At the same time, domestic competition in China is fierce, with price wars, trade-in promotions, and numerous new brand launches keeping the market highly dynamic. Manufacturers must compete not only on price but also on 'value' through superior technology, performance, and user experience.
Large SUVs have become market stars. Chinese consumers prioritize space, comfort, and smart technology over traditional brand prestige. This cultural shift enables local brands to quickly ascend into the premium segment.
What was considered impossible a few years ago—Chinese consumers choosing domestic luxury brands over European ones—has now become normal. The key question is whether this trend will expand globally.

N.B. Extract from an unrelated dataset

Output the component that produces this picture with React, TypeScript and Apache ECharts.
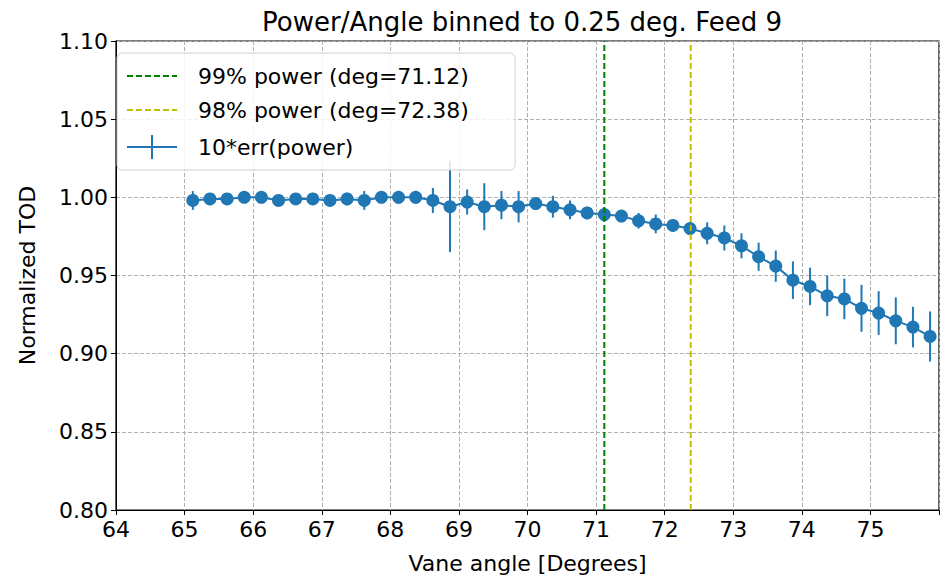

Global oil price volatility due to geopolitical conflicts accelerates consumer adoption of electric vehicles. Europe, the Middle East, and Southeast Asia have become new targets for serious Chinese exports. Despite tariffs and trade barriers, cost advantages and technology remain strong driving forces.
The automotive world is entering an era where competition no longer centers on engine power or top speed, but on software capabilities, artificial intelligence, and digital ecosystems connecting users to daily life.
Cars are evolving from mere transportation devices into 'intelligent assistants on wheels' capable of managing daily life, booking restaurants, sensing moods, and even learning their owners' behaviors.
As cars begin to think independently, the critical question is not just who makes the best cars but who can create the smartest 'brains' for them.
Auto China 2026 in Beijing is thus not just a car show but a reflection of a changing world. The long-standing leadership in the automotive industry is being challenged, with former followers now shaping the future direction.
At this turning point, no one knows for certain who the ultimate winner will be, but one thing is clear—the game has completely changed, and the roar of engines is being replaced by the quiet hum of electric motors and the processing power of artificial intelligence behind the scenes.
The world is entering the era of fully intelligent vehicles, and the center of this transformation is inevitably revolving around China.